For about two years, Uber allegedly used a tool dubbed “Hell” to keep an eye on Lyft and other rivals, while also trying to lure away their drivers. This program caught the attention of federal law enforcement, who are now reportedly investigating whether Hell crossed any legal lines.
This is according to the Wall Street Journal and its “people familiar with the matter,” who say that the Federal Bureau of Investigation is probing Uber’s use of Hell.
A rep for Uber confirmed to the WSJ that the ride-hailing company is “cooperating” with the agencies, but did not provide additional details.
Consumerist has reached out to Uber and the investigating parties for more information. We’ll update this post when we hear back.
What Is “Hell”?
The program, which was reportedly in use from 2014 to 2016, was first disclosed by tech website The Information [subscription required] in April, but Uber has not yet publicly released details of the software.
“Hell” allegedly let Uber’s top executives and a handful of data scientists track the availability and location of Lyft drivers in a given area, as well as track which of its drivers also drove for Lyft.
This software reportedly worked by creating fake Lyft driver accounts, and staging them at various locations around the city.
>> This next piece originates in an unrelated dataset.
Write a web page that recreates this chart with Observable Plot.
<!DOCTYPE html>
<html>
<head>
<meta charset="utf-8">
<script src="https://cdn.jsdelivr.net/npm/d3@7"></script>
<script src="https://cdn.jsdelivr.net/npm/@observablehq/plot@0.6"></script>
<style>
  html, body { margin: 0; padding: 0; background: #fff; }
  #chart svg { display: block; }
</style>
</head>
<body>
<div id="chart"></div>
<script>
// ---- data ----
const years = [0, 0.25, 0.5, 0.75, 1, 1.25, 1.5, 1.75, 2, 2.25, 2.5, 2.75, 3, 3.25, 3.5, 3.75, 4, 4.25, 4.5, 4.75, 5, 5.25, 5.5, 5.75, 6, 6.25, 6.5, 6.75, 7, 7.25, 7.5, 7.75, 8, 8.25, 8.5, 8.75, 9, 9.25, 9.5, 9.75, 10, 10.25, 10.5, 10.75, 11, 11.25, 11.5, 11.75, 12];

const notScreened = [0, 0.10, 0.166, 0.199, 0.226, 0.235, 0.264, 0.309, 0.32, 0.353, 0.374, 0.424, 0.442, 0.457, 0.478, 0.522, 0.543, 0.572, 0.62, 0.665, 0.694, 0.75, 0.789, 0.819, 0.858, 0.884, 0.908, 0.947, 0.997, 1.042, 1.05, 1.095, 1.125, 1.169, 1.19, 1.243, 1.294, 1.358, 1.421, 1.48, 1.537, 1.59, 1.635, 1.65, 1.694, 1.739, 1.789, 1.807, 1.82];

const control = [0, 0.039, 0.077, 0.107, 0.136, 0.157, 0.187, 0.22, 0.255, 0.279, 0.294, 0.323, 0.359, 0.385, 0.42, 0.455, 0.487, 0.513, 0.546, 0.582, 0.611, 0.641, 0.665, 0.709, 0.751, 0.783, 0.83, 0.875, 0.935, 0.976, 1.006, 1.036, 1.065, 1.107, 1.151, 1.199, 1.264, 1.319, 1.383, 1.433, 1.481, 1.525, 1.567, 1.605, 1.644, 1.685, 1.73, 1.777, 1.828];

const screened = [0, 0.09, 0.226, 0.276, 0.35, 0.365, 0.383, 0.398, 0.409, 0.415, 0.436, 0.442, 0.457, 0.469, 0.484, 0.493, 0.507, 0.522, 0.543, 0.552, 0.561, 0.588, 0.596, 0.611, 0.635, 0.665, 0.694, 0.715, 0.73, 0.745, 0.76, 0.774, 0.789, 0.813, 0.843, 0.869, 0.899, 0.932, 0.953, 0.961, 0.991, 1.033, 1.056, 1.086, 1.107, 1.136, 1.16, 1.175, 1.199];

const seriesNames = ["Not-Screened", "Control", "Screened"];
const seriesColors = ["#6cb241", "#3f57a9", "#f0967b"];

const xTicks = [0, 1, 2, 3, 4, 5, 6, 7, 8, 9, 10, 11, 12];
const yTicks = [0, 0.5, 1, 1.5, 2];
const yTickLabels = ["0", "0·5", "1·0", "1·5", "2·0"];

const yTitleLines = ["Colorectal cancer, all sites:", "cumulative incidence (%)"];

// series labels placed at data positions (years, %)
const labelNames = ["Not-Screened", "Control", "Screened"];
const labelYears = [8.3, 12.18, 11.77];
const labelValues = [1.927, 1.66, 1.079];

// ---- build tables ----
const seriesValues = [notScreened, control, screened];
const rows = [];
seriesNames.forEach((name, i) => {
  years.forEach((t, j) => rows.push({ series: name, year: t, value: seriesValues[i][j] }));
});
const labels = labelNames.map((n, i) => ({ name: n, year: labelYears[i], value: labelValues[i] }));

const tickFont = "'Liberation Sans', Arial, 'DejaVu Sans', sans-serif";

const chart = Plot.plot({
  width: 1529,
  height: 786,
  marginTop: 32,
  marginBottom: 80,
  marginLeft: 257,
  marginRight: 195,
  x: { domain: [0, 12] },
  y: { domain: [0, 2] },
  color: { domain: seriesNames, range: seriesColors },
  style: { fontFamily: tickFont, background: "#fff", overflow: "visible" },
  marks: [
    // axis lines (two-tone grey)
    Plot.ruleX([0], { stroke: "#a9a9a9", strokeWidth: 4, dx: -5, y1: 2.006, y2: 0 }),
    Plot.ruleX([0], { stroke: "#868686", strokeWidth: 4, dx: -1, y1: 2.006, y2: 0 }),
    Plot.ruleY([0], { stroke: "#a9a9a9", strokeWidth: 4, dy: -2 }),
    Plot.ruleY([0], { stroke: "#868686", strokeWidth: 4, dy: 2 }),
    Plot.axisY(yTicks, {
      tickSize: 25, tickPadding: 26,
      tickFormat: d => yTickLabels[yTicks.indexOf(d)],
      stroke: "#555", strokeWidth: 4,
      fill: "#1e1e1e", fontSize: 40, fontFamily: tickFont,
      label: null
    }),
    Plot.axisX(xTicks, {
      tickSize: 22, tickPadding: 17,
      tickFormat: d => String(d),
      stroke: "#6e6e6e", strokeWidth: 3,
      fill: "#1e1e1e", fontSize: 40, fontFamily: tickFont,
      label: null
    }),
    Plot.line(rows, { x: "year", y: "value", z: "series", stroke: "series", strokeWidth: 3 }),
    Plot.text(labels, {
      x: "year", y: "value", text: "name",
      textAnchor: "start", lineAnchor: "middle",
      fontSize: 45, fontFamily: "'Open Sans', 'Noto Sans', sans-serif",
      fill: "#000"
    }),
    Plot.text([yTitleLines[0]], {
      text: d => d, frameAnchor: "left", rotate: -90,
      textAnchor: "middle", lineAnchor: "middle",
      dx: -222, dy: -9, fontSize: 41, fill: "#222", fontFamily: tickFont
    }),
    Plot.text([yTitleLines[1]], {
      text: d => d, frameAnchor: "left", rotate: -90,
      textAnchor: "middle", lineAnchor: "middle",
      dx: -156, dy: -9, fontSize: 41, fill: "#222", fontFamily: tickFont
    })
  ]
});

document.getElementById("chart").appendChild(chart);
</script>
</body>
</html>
That positioning let Uber build up a grid view of the whole city and all the Lyft drivers within it.
Uber would purportedly use this information to refocus its efforts to beef up its own services in certain areas that had a large Lyft presence. The company also began targeting specific drivers to entice them to drop Lyft by offering bonuses.
A Few Issues
There are several problems with the system, however. For instance, creating a fake Lyft account is a violation of the company’s terms of service, opening Uber up to claims including breach of contract, unfair business practices, misappropriation of trade secrets, and violation of the Computer Fraud and Abuse Act.
The WSJ reports that investigators are looking into these claims and whether or not Uber’s use of “Hell” constituted unauthorized access of a computer.
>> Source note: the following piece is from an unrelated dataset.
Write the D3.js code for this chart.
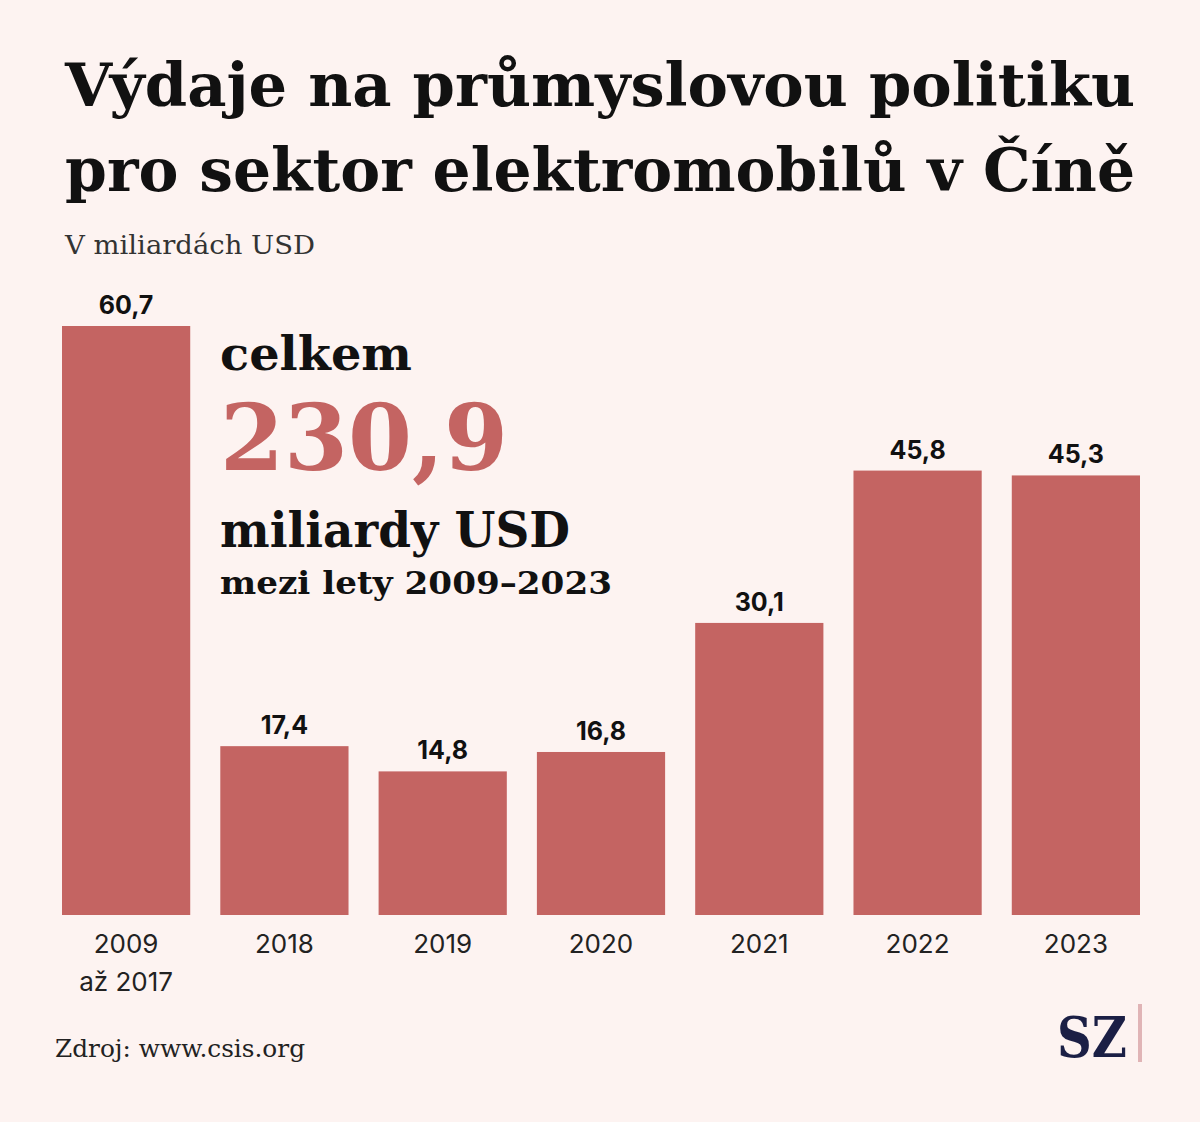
<!DOCTYPE html>
<html><head><meta charset="utf-8">
<script src="https://cdn.jsdelivr.net/npm/d3@7"></script>
<style>body{margin:0;background:#fdf3f1}</style></head>
<body><svg id="c" width="1200" height="1122"></svg>
<script>
const categories = [["2009","až 2017"],["2018"],["2019"],["2020"],["2021"],["2022"],["2023"]];
const values = [60.7,17.4,14.8,16.8,30.1,45.8,45.3];
const valueLabels = ["60,7","17,4","14,8","16,8","30,1","45,8","45,3"];
const svg = d3.select("#c");
svg.append("rect").attr("width",1200).attr("height",1122).attr("fill","#fdf3f1");
const serif = "'DejaVu Serif', serif", sans = "Inter, 'Noto Sans', sans-serif";
const x = d3.scaleBand().domain(d3.range(values.length)).range([62,1140]).paddingInner(0.19).paddingOuter(0);
const y = d3.scaleLinear().domain([0,60.7]).range([915,326]);
svg.selectAll(".bar").data(values).join("rect").attr("x",(d,i)=>x(i)).attr("width",x.bandwidth())
  .attr("y",d=>y(d)).attr("height",d=>915-y(d)).attr("fill","#c46462");
svg.selectAll(".vl").data(values).join("text").attr("x",(d,i)=>x(i)+x.bandwidth()/2).attr("y",d=>y(d)-12)
  .attr("text-anchor","middle").attr("font-family",sans).attr("font-weight",700).attr("font-size",25).attr("fill","#111")
  .text((d,i)=>valueLabels[i]);
categories.forEach((c,i)=>c.forEach((t,j)=>svg.append("text").attr("x",x(i)+x.bandwidth()/2).attr("y",953+j*38)
  .attr("text-anchor","middle").attr("font-family",sans).attr("font-size",26).attr("fill","#222").text(t)));
const t = (s,xx,yy,sz,w,f,fill,len)=>{const e=svg.append("text").attr("x",xx).attr("y",yy).attr("font-size",sz).attr("font-weight",w).attr("font-family",f).attr("fill",fill).text(s); if(len) e.attr("textLength",len).attr("lengthAdjust","spacingAndGlyphs");};
t("Výdaje na průmyslovou politiku",65,106,60,700,serif,"#111",1070);
t("pro sektor elektromobilů v Číně",65,191,60,700,serif,"#111",1070);
t("V miliardách USD",65,254,26,400,serif,"#333",250);
t("celkem",220,370,46,700,serif,"#111",192);
t("230,9",220,470,92,700,serif,"#c46462",288);
t("miliardy USD",220,547,48,700,serif,"#111",350);
t("mezi lety 2009–2023",220,594,32,700,serif,"#111",392);
t("Zdroj: www.csis.org",55,1057,25,400,serif,"#222",250);
t("SZ",1057,1057,56,700,serif,"#1b1f45",70);
svg.append("rect").attr("x",1138).attr("y",1004).attr("width",4).attr("height",58).attr("fill","#e0b4b6");
</script></body></html>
Just Another Investigation
A probe into “Hell” isn’t the only inquiry into the ride-hailing company’s allegedly sneaky ways.
The WSJ reports that regulators in California are investigating Uber’s “Greyball” program that allowed drivers to avoid local transportation authorities.
Back in June, reports surfaced that the Federal Trade Commission had opened an inquiry into Uber’s privacy practices, including its handling of customer data.
Although the sources didn’t specify what the FTC staff was looking into, Uber’s handling of customer data and its tracking of users has come under scrutiny in the past. For instance, in April, reports suggested that Uber tracked iPhones even after the app was deleted.
That concern came back to the forefront late last year when the company changed its location settings requiring users to allow the app to continue following them for five minutes after a ride ends. Uber announced in late August that it would finally let users opt out of having their location tracked after their ride was over.
Also last month, it was revealed that the U.S. Justice Department is in the first stages of investigating whether managers at the company ran afoul of the Foreign Corrupt Practices Act that prohibits companies and their employees from bribing foreign officials in the course of doing business.